World stocks rose and the euro weakened slightly against the dollar on the opening day of the second quarter, ahead of U.S. jobs data expected to give further impetus to those investors betting on improving world growth.
That positivity had earlier pushed Asia shares, ex-Japan, to near-three-year highs, although concerns over euro zone debt, Japan's nuclear crisis and conflicts in the Middle East all have the potential to nix the rally.
After eaking out a small gain in the first quarter, European equities <.FTEU3> made a healthy stab at retracing the previous day's 0.9 percent slide and by 0804 GMT were up 0.8 percent.
Elsewhere, the MSCI world equity index <.MIWD00000PUS> and the Thomson Reuters global stock index <.TRXFLDGLPU> were up around 0.2 percent, while emerging stocks <.MSCIEF> were up 0.7 percent.
The Nikkei <.N225> proved the major loser in overnight Asian trade, closing down 0.5 percent after hitting technical resistance and on concerns about corporate profits in the wake of its recent natural disasters.
Traders said all eyes were on the release of U.S. non-farm payrolls data at 1230 GMT, which is expected to show 190,000 people were hired in March, fuelling optimism about the sustainability of growth in the world's largest economy.
A positive reading is set to boost risk appetite as the global recovery begins to gather momentum, said Jonathan Sudaria, night dealer at Capital Spreads.

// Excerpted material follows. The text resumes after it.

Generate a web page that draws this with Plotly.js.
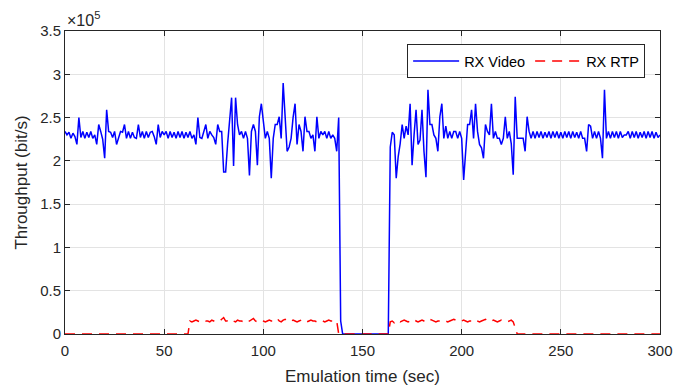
<!DOCTYPE html>
<html>
<head>
<meta charset="utf-8">
<script src="https://cdn.plot.ly/plotly-3.0.1.min.js"></script>
<style>
  html, body { margin: 0; padding: 0; background: #ffffff; }
  #chart { width: 675px; height: 388px; }
</style>
</head>
<body>
<div id="chart"></div>
<script>
// Time axis: one sample per second, starting at 0 s
var timeStart = 0;
var timeStep = 1;

// Throughput in units of 1e5 bit/s (axis shows x10^5)
var rxVideo = [
  2.34, 2.30, 2.33, 2.26, 2.32, 2.28, 2.19, 2.50, 2.27, 2.34,
  2.26, 2.33, 2.27, 2.34, 2.26, 2.30, 2.19, 2.42, 2.34, 2.25,
  2.03, 2.59, 2.34, 2.33, 2.27, 2.34, 2.19, 2.28, 2.34, 2.33,
  2.42, 2.26, 2.34, 2.26, 2.33, 2.27, 2.26, 2.42, 2.27, 2.34,
  2.26, 2.34, 2.27, 2.33, 2.34, 2.28, 2.19, 2.42, 2.27, 2.34,
  2.30, 2.34, 2.26, 2.34, 2.27, 2.33, 2.26, 2.34, 2.27, 2.34,
  2.26, 2.33, 2.27, 2.34, 2.26, 2.30, 2.19, 2.50, 2.27, 2.26,
  2.34, 2.42, 2.26, 2.34, 2.30, 2.27, 2.19, 2.42, 2.34, 2.34,
  1.87, 1.87, 2.20, 2.50, 2.73, 1.94, 2.73, 2.42, 2.30, 2.34,
  2.26, 2.34, 2.26, 1.83, 2.34, 2.42, 2.34, 1.95, 2.51, 2.66,
  2.42, 2.26, 2.34, 2.26, 1.80, 2.26, 2.42, 2.42, 2.51, 2.26,
  2.90, 2.51, 2.11, 2.16, 2.26, 2.50, 2.66, 2.19, 2.42, 2.34,
  2.11, 2.51, 2.34, 2.34, 2.26, 2.30, 2.11, 2.51, 2.26, 2.34,
  2.30, 2.34, 2.26, 2.34, 2.26, 2.30, 2.26, 2.11, 2.50, 0.15,
  0, 0, 0, 0, 0, 0, 0, 0, 0, 0,
  0, 0, 0, 0, 0, 0, 0, 0, 0, 0,
  0, 0, 0, 0, 2.16, 2.33, 2.30, 1.80, 2.05, 2.20,
  2.42, 2.26, 2.40, 2.30, 2.66, 1.95, 2.30, 2.59, 2.19, 2.24,
  2.59, 2.11, 1.81, 2.82, 2.42, 2.42, 2.30, 2.26, 2.11, 2.51,
  2.66, 2.26, 2.40, 2.26, 2.34, 2.26, 2.34, 2.34, 2.26, 2.34,
  2.26, 1.78, 2.10, 2.42, 2.42, 2.59, 2.26, 2.66, 2.34, 2.19,
  2.15, 2.03, 2.42, 2.34, 2.30, 2.66, 2.26, 2.34, 2.26, 2.26,
  2.19, 2.26, 2.51, 2.26, 2.34, 2.20, 1.84, 2.74, 2.26, 2.26,
  2.26, 2.26, 2.11, 2.51, 2.34, 2.26, 2.34, 2.26, 2.34, 2.27,
  2.34, 2.26, 2.33, 2.27, 2.34, 2.26, 2.34, 2.27, 2.34, 2.26,
  2.33, 2.26, 2.34, 2.27, 2.34, 2.26, 2.34, 2.27, 2.33, 2.26,
  2.34, 2.26, 2.26, 2.11, 2.42, 2.40, 2.26, 2.34, 2.26, 2.34,
  2.26, 2.03, 2.82, 2.26, 2.34, 2.26, 2.34, 2.27, 2.34, 2.26,
  2.34, 2.27, 2.30, 2.30, 2.34, 2.26, 2.34, 2.27, 2.34, 2.26,
  2.33, 2.27, 2.34, 2.26, 2.34, 2.27, 2.34, 2.26, 2.33, 2.27,
  2.30
];

var rxRtp = [
  0, 0, 0, 0, 0, 0, 0, 0, 0, 0,
  0, 0, 0, 0, 0, 0, 0, 0, 0, 0,
  0, 0, 0, 0, 0, 0, 0, 0, 0, 0,
  0, 0, 0, 0, 0, 0, 0, 0, 0, 0,
  0, 0, 0, 0, 0, 0, 0, 0, 0, 0,
  0, 0, 0, 0, 0, 0, 0, 0, 0, 0,
  0, 0, 0, 0.15, 0.14, 0.15, 0.16, 0.15, 0.14, 0.15,
  0.16, 0.15, 0.15, 0.14, 0.16, 0.15, 0.14, 0.15, 0.15, 0.17,
  0.19, 0.15, 0.15, 0.14, 0.16, 0.15, 0.14, 0.16, 0.15, 0.15,
  0.14, 0.16, 0.15, 0.15, 0.17, 0.18, 0.15, 0.14, 0.15, 0.16,
  0.15, 0.14, 0.15, 0.16, 0.15, 0.15, 0.17, 0.18, 0.15, 0.14,
  0.16, 0.17, 0.15, 0.14, 0.15, 0.16, 0.15, 0.14, 0.15, 0.16,
  0.17, 0.15, 0.14, 0.15, 0.16, 0.15, 0.15, 0.14, 0.15, 0.16,
  0.15, 0.14, 0.15, 0.16, 0.15, 0.15, 0.14, 0.15, 0, 0,
  0, 0, 0, 0, 0, 0, 0, 0, 0, 0,
  0, 0, 0, 0, 0, 0, 0, 0, 0, 0,
  0, 0, 0, 0, 0.14, 0.15, 0.13, 0.15, 0.16, 0.14,
  0.15, 0.16, 0.15, 0.14, 0.15, 0.16, 0.17, 0.15, 0.14, 0.15,
  0.16, 0.15, 0.14, 0.15, 0.17, 0.16, 0.15, 0.14, 0.15, 0.15,
  0.16, 0.15, 0.15, 0.14, 0.15, 0.16, 0.17, 0.16, 0.15, 0.14,
  0.15, 0.16, 0.15, 0.14, 0.15, 0.15, 0.17, 0.16, 0.15, 0.14,
  0.15, 0.16, 0.17, 0.15, 0.14, 0.15, 0.16, 0.15, 0.14, 0.15,
  0.16, 0.15, 0.15, 0.14, 0.15, 0.16, 0.14, 0.08, 0, 0,
  0, 0, 0, 0, 0, 0, 0, 0, 0, 0,
  0, 0, 0, 0, 0, 0, 0, 0, 0, 0,
  0, 0, 0, 0, 0, 0, 0, 0, 0, 0,
  0, 0, 0, 0, 0, 0, 0, 0, 0, 0,
  0, 0, 0, 0, 0, 0, 0, 0, 0, 0,
  0, 0, 0, 0, 0, 0, 0, 0, 0, 0,
  0, 0, 0, 0, 0, 0, 0, 0, 0, 0,
  0
];

var seriesNames = ['RX Video', 'RX RTP'];
var xTitle = 'Emulation time (sec)';
var yTitle = 'Throughput (bit/s)';
var yExponent = '\u00d710<sup>5</sup>';

var axisColor = '#262626';
var gridColor = '#e3e3e3';
var fontFamily = 'Liberation Sans, Arial, Helvetica, sans-serif';

var traces = [
  {
    type: 'scatter', mode: 'lines', name: seriesNames[0],
    x0: timeStart, dx: timeStep, y: rxVideo,
    line: { color: '#0000ff', width: 1.5 }
  },
  {
    type: 'scatter', mode: 'lines', name: seriesNames[1],
    x0: timeStart, dx: timeStep, y: rxRtp,
    line: { color: '#ff0000', width: 1.5, dash: '10px,7px' }
  }
];

var layout = {
  width: 675, height: 388,
  margin: { l: 65, r: 15, t: 31, b: 54 },
  paper_bgcolor: '#ffffff', plot_bgcolor: '#ffffff',
  font: { family: fontFamily, size: 15, color: axisColor },
  showlegend: true,
  legend: {
    orientation: 'h', x: 0.975, xanchor: 'right', y: 0.957, yanchor: 'top',
    bgcolor: '#ffffff', bordercolor: axisColor, borderwidth: 1,
    font: { family: fontFamily, size: 14.5, color: '#000000' },
    itemwidth: 46, tracegroupgap: 0
  },
  xaxis: {
    range: [0, 300], dtick: 50, tick0: 0,
    ticks: 'inside', ticklen: 5, tickwidth: 1, tickcolor: axisColor,
    showline: true, linecolor: axisColor, linewidth: 1, mirror: 'ticks',
    showgrid: true, gridcolor: gridColor, gridwidth: 1, zeroline: false,
    tickfont: { size: 15, color: axisColor },
    ticklabelstandoff: 3,
    title: { text: xTitle, font: { size: 17, color: axisColor }, standoff: 12 }
  },
  yaxis: {
    range: [0, 3.5], dtick: 0.5, tick0: 0,
    ticks: 'inside', ticklen: 5, tickwidth: 1, tickcolor: axisColor,
    showline: true, linecolor: axisColor, linewidth: 1, mirror: 'ticks',
    showgrid: true, gridcolor: gridColor, gridwidth: 1, zeroline: false,
    tickfont: { size: 15, color: axisColor },
    title: { text: yTitle, font: { size: 17, color: axisColor }, standoff: 8 }
  },
  annotations: [
    {
      xref: 'paper', yref: 'paper', x: 0, y: 1,
      xanchor: 'left', yanchor: 'bottom', yshift: 0,
      text: yExponent, showarrow: false,
      font: { family: fontFamily, size: 16, color: axisColor }
    }
  ]
};

Plotly.newPlot('chart', traces, layout, { displayModeBar: false, staticPlot: true });
</script>
</body>
</html>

Among the top movers were Irish banking shares, a day after Dublin released details of stress tests showing its banks needed an extra 24 billion euros, in line with expectations, pushing the total bailout cost to $100 billion.
The STOXX Europe 600 Banks <.SX7P> was up 1.6 percent by 0828 GMT, leading sectoral gainers across the region.
The pre-jobs report, risk-on mode was also evident in the currency markets as the yen fell to a 10-month low against the euro and slid beneath a key technical level against the dollar, which could be set for further gains.
A strong non-farm payrolls number would be reflected in the dollar/yen and it could rise to 84.50 in the short term, said Simon Derrick, head of currency research, at Bank of New York Mellon. We expect to see prolonged yen weakness due to loose monetary and fiscal policy in Japan.
The dollar was up 0.6 percent to 83.65 yen at 0808 GMT, after earlier hitting a six-week high of 83.748 yen on trading platform EBS earlier, and rising above its 200-day moving average against the yen.
The dollar also firmed 0.3 percent against a basket of major currencies <.DXY> and strengthened against the euro to $1.4150.
Hawkish overnight comments from a senior U.S. Federal Reserve official suggesting, in a Wall Street Journal report, the Fed could raise interest rates by three-quarters of a percentage point by the end of the year, also helped buoy the greenback.
Elsewhere among macroeconomic data on Friday, traders will eye the latest U.S. ISM numbers, due out at 1400 GMT. The release follows that of Chinese factory data overnight which showed production rose while cost inflation slowed, easing concerns about monetary tightening.
Government debt markets in Europe were set for another event-filled day, with Portuguese bond yields set to test fresh record highs.
The peripheral euro zone nation -- seen next in line by the markets for an international bailout -- missed its 2010 budget deficit target in the previous session, prompting a widening in its spread to benchmark bunds.
Early on Friday, bund futures were down 32 ticks, continuing its broad downtrend since the start of the year, as traders position themselves for a European Central Bank interest rate rise next week.
U.S. Treasuries were little changed in Asian trading, ahead of the jobs report, while Brent crude rose toward $118 a barrel on expectations for demand from the world's biggest importer.